#### [RECORDED INFORMATION]
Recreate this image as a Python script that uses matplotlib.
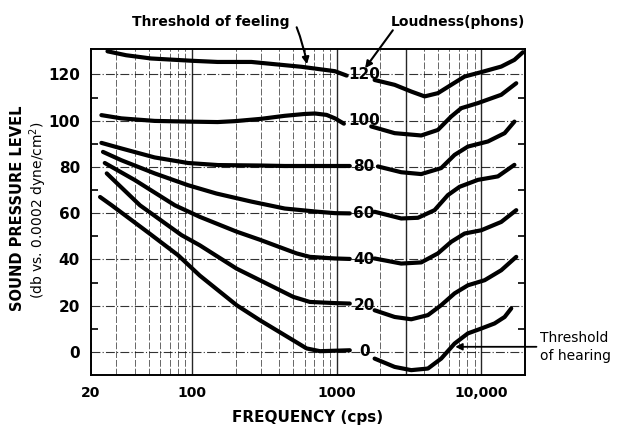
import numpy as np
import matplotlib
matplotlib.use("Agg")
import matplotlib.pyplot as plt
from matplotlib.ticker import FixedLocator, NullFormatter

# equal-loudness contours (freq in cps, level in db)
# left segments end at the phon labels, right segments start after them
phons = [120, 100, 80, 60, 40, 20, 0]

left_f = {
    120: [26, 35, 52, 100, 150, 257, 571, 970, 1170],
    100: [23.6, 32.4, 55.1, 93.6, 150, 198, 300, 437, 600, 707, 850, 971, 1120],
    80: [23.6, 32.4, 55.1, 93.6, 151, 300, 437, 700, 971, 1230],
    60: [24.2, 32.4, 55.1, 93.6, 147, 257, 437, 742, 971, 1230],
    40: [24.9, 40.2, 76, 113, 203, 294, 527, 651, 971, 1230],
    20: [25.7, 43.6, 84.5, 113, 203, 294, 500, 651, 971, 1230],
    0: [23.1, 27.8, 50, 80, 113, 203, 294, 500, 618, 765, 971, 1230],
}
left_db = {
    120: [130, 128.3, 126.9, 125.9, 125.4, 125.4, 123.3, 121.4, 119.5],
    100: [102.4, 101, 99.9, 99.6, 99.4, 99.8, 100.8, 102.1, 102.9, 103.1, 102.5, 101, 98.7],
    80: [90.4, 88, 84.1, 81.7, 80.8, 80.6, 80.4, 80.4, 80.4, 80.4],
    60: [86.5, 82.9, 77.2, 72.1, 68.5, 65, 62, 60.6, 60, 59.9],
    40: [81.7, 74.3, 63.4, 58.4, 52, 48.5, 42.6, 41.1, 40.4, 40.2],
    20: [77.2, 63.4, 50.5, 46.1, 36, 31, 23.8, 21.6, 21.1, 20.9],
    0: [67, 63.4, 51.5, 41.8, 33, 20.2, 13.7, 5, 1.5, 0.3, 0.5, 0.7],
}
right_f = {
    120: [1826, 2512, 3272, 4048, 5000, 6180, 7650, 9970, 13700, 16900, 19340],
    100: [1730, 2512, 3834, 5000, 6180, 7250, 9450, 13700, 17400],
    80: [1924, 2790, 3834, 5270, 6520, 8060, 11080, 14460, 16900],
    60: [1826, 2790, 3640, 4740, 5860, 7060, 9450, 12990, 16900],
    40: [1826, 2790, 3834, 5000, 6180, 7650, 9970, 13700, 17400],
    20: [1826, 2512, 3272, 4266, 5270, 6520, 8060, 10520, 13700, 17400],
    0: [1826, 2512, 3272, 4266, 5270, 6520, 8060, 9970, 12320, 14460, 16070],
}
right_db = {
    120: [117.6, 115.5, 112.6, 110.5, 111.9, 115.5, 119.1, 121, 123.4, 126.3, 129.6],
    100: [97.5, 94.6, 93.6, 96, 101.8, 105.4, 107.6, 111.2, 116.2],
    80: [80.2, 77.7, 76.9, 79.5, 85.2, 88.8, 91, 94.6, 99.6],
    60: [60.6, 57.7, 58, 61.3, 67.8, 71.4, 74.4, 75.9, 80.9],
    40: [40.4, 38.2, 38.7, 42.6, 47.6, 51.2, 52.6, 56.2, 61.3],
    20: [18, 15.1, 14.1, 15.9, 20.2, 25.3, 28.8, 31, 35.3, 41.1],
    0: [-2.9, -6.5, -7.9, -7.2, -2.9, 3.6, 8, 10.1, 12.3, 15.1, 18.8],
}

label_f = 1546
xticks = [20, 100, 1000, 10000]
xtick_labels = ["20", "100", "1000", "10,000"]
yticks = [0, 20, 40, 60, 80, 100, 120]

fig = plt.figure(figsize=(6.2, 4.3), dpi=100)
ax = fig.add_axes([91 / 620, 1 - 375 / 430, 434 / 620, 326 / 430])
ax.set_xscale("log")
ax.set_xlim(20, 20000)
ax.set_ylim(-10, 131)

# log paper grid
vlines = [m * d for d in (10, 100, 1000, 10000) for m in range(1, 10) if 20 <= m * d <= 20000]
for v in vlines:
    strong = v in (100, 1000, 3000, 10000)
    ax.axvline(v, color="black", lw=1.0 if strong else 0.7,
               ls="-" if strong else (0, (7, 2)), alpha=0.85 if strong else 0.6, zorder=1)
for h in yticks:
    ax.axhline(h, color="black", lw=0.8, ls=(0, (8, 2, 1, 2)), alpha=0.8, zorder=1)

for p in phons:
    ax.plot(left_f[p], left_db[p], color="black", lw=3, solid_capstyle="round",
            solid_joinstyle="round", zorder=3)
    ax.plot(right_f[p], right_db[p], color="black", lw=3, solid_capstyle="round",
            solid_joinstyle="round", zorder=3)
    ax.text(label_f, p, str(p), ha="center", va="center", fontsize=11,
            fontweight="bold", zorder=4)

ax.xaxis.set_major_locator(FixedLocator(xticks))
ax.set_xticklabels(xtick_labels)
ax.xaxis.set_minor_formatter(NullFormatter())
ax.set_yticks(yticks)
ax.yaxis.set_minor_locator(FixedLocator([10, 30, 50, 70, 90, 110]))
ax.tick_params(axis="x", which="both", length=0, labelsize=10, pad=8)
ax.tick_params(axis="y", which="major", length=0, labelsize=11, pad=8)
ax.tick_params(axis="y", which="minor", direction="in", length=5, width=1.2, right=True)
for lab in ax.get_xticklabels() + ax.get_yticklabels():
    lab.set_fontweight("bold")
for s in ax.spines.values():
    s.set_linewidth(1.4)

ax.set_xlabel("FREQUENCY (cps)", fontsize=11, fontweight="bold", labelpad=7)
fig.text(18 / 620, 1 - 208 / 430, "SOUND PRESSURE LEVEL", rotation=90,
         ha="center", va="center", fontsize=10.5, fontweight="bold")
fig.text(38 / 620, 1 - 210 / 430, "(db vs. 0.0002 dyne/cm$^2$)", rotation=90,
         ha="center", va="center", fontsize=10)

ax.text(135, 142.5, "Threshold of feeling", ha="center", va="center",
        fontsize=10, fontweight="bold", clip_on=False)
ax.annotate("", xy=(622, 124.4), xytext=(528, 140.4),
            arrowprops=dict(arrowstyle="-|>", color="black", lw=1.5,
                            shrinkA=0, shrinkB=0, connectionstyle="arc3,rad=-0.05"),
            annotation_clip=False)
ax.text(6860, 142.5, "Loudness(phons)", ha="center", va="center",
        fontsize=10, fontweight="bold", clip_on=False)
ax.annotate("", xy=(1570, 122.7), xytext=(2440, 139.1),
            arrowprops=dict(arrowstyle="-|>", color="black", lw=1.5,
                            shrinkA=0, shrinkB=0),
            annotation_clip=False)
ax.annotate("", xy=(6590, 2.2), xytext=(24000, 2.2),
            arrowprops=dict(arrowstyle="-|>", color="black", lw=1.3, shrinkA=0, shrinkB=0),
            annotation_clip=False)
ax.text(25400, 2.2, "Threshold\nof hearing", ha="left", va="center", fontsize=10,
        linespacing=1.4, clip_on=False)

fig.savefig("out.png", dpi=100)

#### [TASK DESCRIPTION]
The data should be printed again unchanged; leave its pictures out.

#### [OUTPUT FOR THIS TASK]
Recreate this image as a Python script that uses matplotlib.
import numpy as np
import matplotlib
matplotlib.use("Agg")
import matplotlib.pyplot as plt
from matplotlib.ticker import FixedLocator, NullFormatter

# equal-loudness contours (freq in cps, level in db)
# left segments end at the phon labels, right segments start after them
phons = [120, 100, 80, 60, 40, 20, 0]

left_f = {
    120: [26, 35, 52, 100, 150, 257, 571, 970, 1170],
    100: [23.6, 32.4, 55.1, 93.6, 150, 198, 300, 437, 600, 707, 850, 971, 1120],
    80: [23.6, 32.4, 55.1, 93.6, 151, 300, 437, 700, 971, 1230],
    60: [24.2, 32.4, 55.1, 93.6, 147, 257, 437, 742, 971, 1230],
    40: [24.9, 40.2, 76, 113, 203, 294, 527, 651, 971, 1230],
    20: [25.7, 43.6, 84.5, 113, 203, 294, 500, 651, 971, 1230],
    0: [23.1, 27.8, 50, 80, 113, 203, 294, 500, 618, 765, 971, 1230],
}
left_db = {
    120: [130, 128.3, 126.9, 125.9, 125.4, 125.4, 123.3, 121.4, 119.5],
    100: [102.4, 101, 99.9, 99.6, 99.4, 99.8, 100.8, 102.1, 102.9, 103.1, 102.5, 101, 98.7],
    80: [90.4, 88, 84.1, 81.7, 80.8, 80.6, 80.4, 80.4, 80.4, 80.4],
    60: [86.5, 82.9, 77.2, 72.1, 68.5, 65, 62, 60.6, 60, 59.9],
    40: [81.7, 74.3, 63.4, 58.4, 52, 48.5, 42.6, 41.1, 40.4, 40.2],
    20: [77.2, 63.4, 50.5, 46.1, 36, 31, 23.8, 21.6, 21.1, 20.9],
    0: [67, 63.4, 51.5, 41.8, 33, 20.2, 13.7, 5, 1.5, 0.3, 0.5, 0.7],
}
right_f = {
    120: [1826, 2512, 3272, 4048, 5000, 6180, 7650, 9970, 13700, 16900, 19340],
    100: [1730, 2512, 3834, 5000, 6180, 7250, 9450, 13700, 17400],
    80: [1924, 2790, 3834, 5270, 6520, 8060, 11080, 14460, 16900],
    60: [1826, 2790, 3640, 4740, 5860, 7060, 9450, 12990, 16900],
    40: [1826, 2790, 3834, 5000, 6180, 7650, 9970, 13700, 17400],
    20: [1826, 2512, 3272, 4266, 5270, 6520, 8060, 10520, 13700, 17400],
    0: [1826, 2512, 3272, 4266, 5270, 6520, 8060, 9970, 12320, 14460, 16070],
}
right_db = {
    120: [117.6, 115.5, 112.6, 110.5, 111.9, 115.5, 119.1, 121, 123.4, 126.3, 129.6],
    100: [97.5, 94.6, 93.6, 96, 101.8, 105.4, 107.6, 111.2, 116.2],
    80: [80.2, 77.7, 76.9, 79.5, 85.2, 88.8, 91, 94.6, 99.6],
    60: [60.6, 57.7, 58, 61.3, 67.8, 71.4, 74.4, 75.9, 80.9],
    40: [40.4, 38.2, 38.7, 42.6, 47.6, 51.2, 52.6, 56.2, 61.3],
    20: [18, 15.1, 14.1, 15.9, 20.2, 25.3, 28.8, 31, 35.3, 41.1],
    0: [-2.9, -6.5, -7.9, -7.2, -2.9, 3.6, 8, 10.1, 12.3, 15.1, 18.8],
}

label_f = 1546
xticks = [20, 100, 1000, 10000]
xtick_labels = ["20", "100", "1000", "10,000"]
yticks = [0, 20, 40, 60, 80, 100, 120]

fig = plt.figure(figsize=(6.2, 4.3), dpi=100)
ax = fig.add_axes([91 / 620, 1 - 375 / 430, 434 / 620, 326 / 430])
ax.set_xscale("log")
ax.set_xlim(20, 20000)
ax.set_ylim(-10, 131)

# log paper grid
vlines = [m * d for d in (10, 100, 1000, 10000) for m in range(1, 10) if 20 <= m * d <= 20000]
for v in vlines:
    strong = v in (100, 1000, 3000, 10000)
    ax.axvline(v, color="black", lw=1.0 if strong else 0.7,
               ls="-" if strong else (0, (7, 2)), alpha=0.85 if strong else 0.6, zorder=1)
for h in yticks:
    ax.axhline(h, color="black", lw=0.8, ls=(0, (8, 2, 1, 2)), alpha=0.8, zorder=1)

for p in phons:
    ax.plot(left_f[p], left_db[p], color="black", lw=3, solid_capstyle="round",
            solid_joinstyle="round", zorder=3)
    ax.plot(right_f[p], right_db[p], color="black", lw=3, solid_capstyle="round",
            solid_joinstyle="round", zorder=3)
    ax.text(label_f, p, str(p), ha="center", va="center", fontsize=11,
            fontweight="bold", zorder=4)

ax.xaxis.set_major_locator(FixedLocator(xticks))
ax.set_xticklabels(xtick_labels)
ax.xaxis.set_minor_formatter(NullFormatter())
ax.set_yticks(yticks)
ax.yaxis.set_minor_locator(FixedLocator([10, 30, 50, 70, 90, 110]))
ax.tick_params(axis="x", which="both", length=0, labelsize=10, pad=8)
ax.tick_params(axis="y", which="major", length=0, labelsize=11, pad=8)
ax.tick_params(axis="y", which="minor", direction="in", length=5, width=1.2, right=True)
for lab in ax.get_xticklabels() + ax.get_yticklabels():
    lab.set_fontweight("bold")
for s in ax.spines.values():
    s.set_linewidth(1.4)

ax.set_xlabel("FREQUENCY (cps)", fontsize=11, fontweight="bold", labelpad=7)
fig.text(18 / 620, 1 - 208 / 430, "SOUND PRESSURE LEVEL", rotation=90,
         ha="center", va="center", fontsize=10.5, fontweight="bold")
fig.text(38 / 620, 1 - 210 / 430, "(db vs. 0.0002 dyne/cm$^2$)", rotation=90,
         ha="center", va="center", fontsize=10)

ax.text(135, 142.5, "Threshold of feeling", ha="center", va="center",
        fontsize=10, fontweight="bold", clip_on=False)
ax.annotate("", xy=(622, 124.4), xytext=(528, 140.4),
            arrowprops=dict(arrowstyle="-|>", color="black", lw=1.5,
                            shrinkA=0, shrinkB=0, connectionstyle="arc3,rad=-0.05"),
            annotation_clip=False)
ax.text(6860, 142.5, "Loudness(phons)", ha="center", va="center",
        fontsize=10, fontweight="bold", clip_on=False)
ax.annotate("", xy=(1570, 122.7), xytext=(2440, 139.1),
            arrowprops=dict(arrowstyle="-|>", color="black", lw=1.5,
                            shrinkA=0, shrinkB=0),
            annotation_clip=False)
ax.annotate("", xy=(6590, 2.2), xytext=(24000, 2.2),
            arrowprops=dict(arrowstyle="-|>", color="black", lw=1.3, shrinkA=0, shrinkB=0),
            annotation_clip=False)
ax.text(25400, 2.2, "Threshold\nof hearing", ha="left", va="center", fontsize=10,
        linespacing=1.4, clip_on=False)

fig.savefig("out.png", dpi=100)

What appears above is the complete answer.